After being banned from working on radiation objects, he decided to go into journalism and write on the topic of Chernobyl.

"At first, I wrote and no one wanted to publish me. I thought I could not write well, so I went to study at university for two years. But it turned out that the problem was different –​ Chernobyl was a forbidden topic."

The Soviet Union, however, collapsed, Breus’ subscription for the KGB was invalidated, and he began to tell everything he knew.

The former engineer has worked for the newspaper Voice of Ukraine and information agency UNIAN.

In 2000, he grew an interest in painting and joined a group of independent artists Strontium-90, whose paintings are also devoted to the theme of the Chernobyl accident. Together they hold exhibitions and promotions.

Breus poses in front of his paintings in the Enigma gallery located in the Troyeshchyna district of Kyiv on June 4, 2019. Photo: Anastasia Vlasova

"In journalism, for quite a long time I touched on different aspects of Chernobyl, but never what I experienced myself. I never wrote about my own experience. As an artist, I have many more opportunities. I have no frameworks – I'm free."

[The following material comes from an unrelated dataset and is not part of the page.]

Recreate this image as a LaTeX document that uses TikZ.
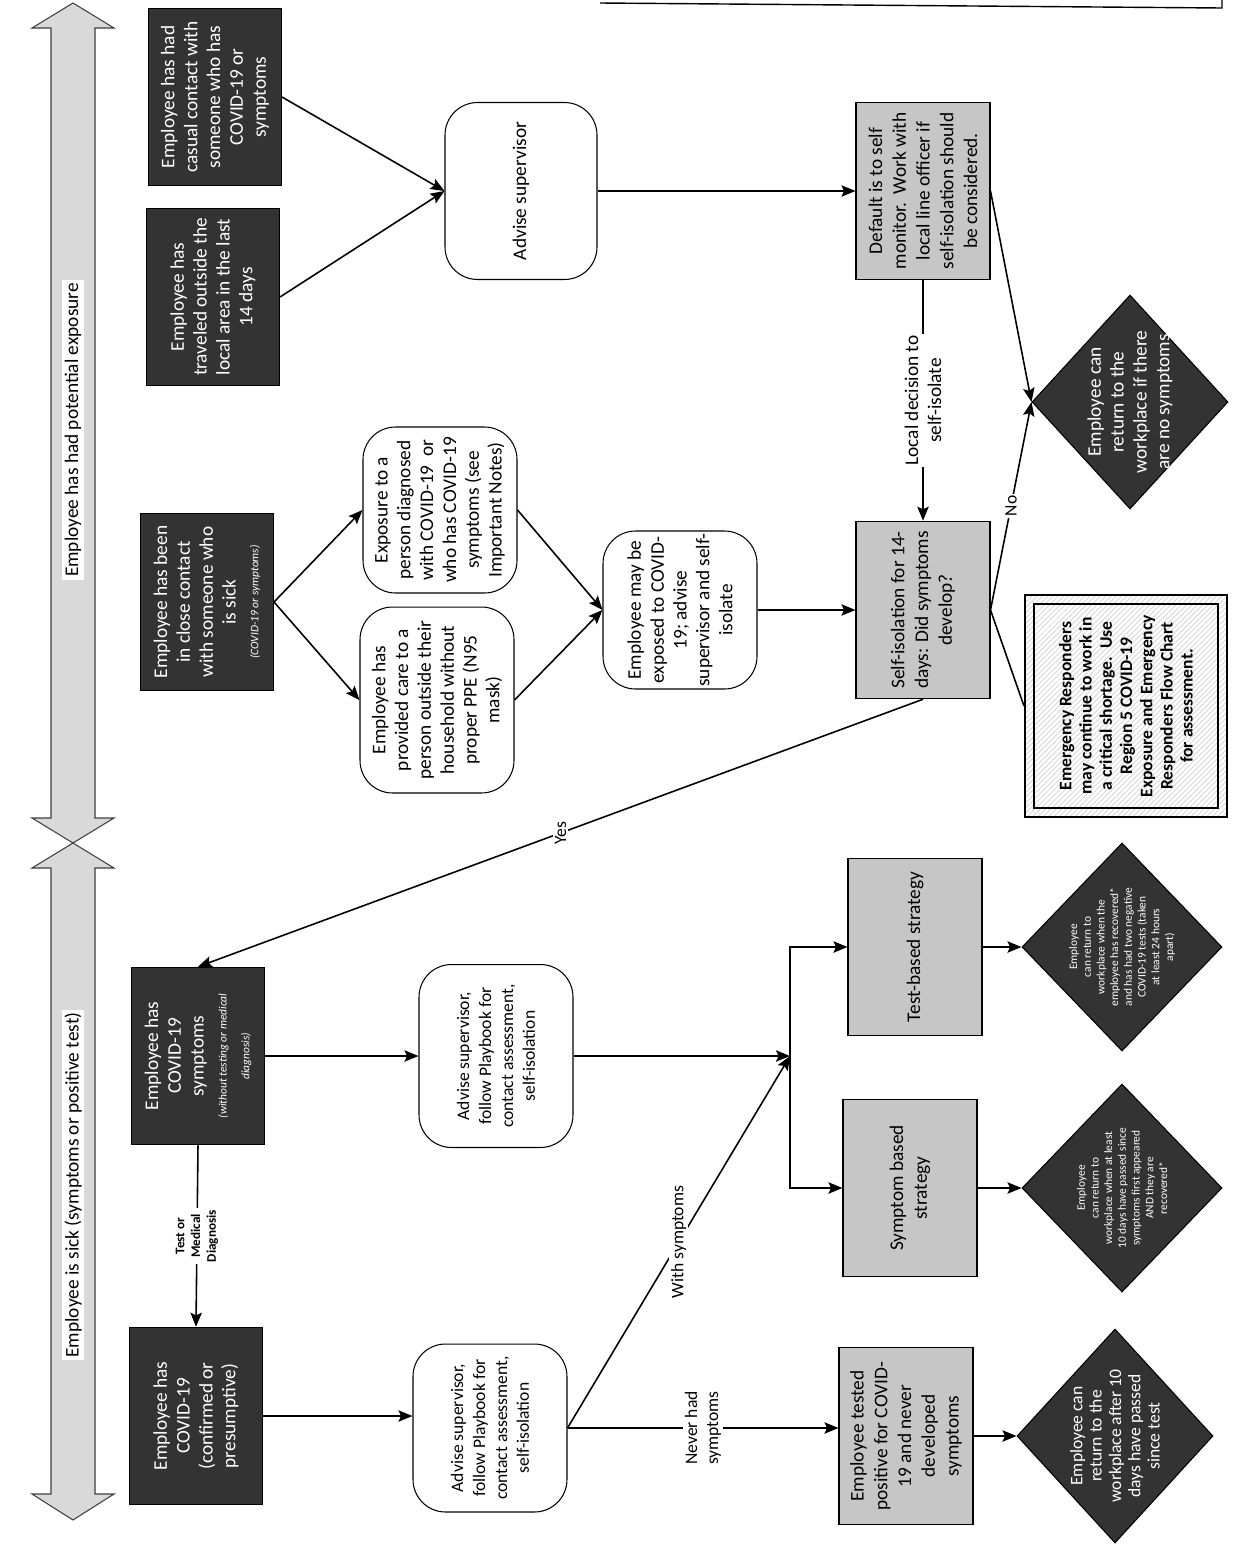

There are several works devoted to the theme of Chernobyl in the gallery in Troyeshchyna, district in Kyiv, where the exhibition of paintings by Breus is currently taking place. One of them is an abstraction. Another one – shows an image of a red flower on a green background. There is a similar one in another place – in an abandoned apartment in Pripyat. It was drawn with colorful, bright chalk on the gray wall.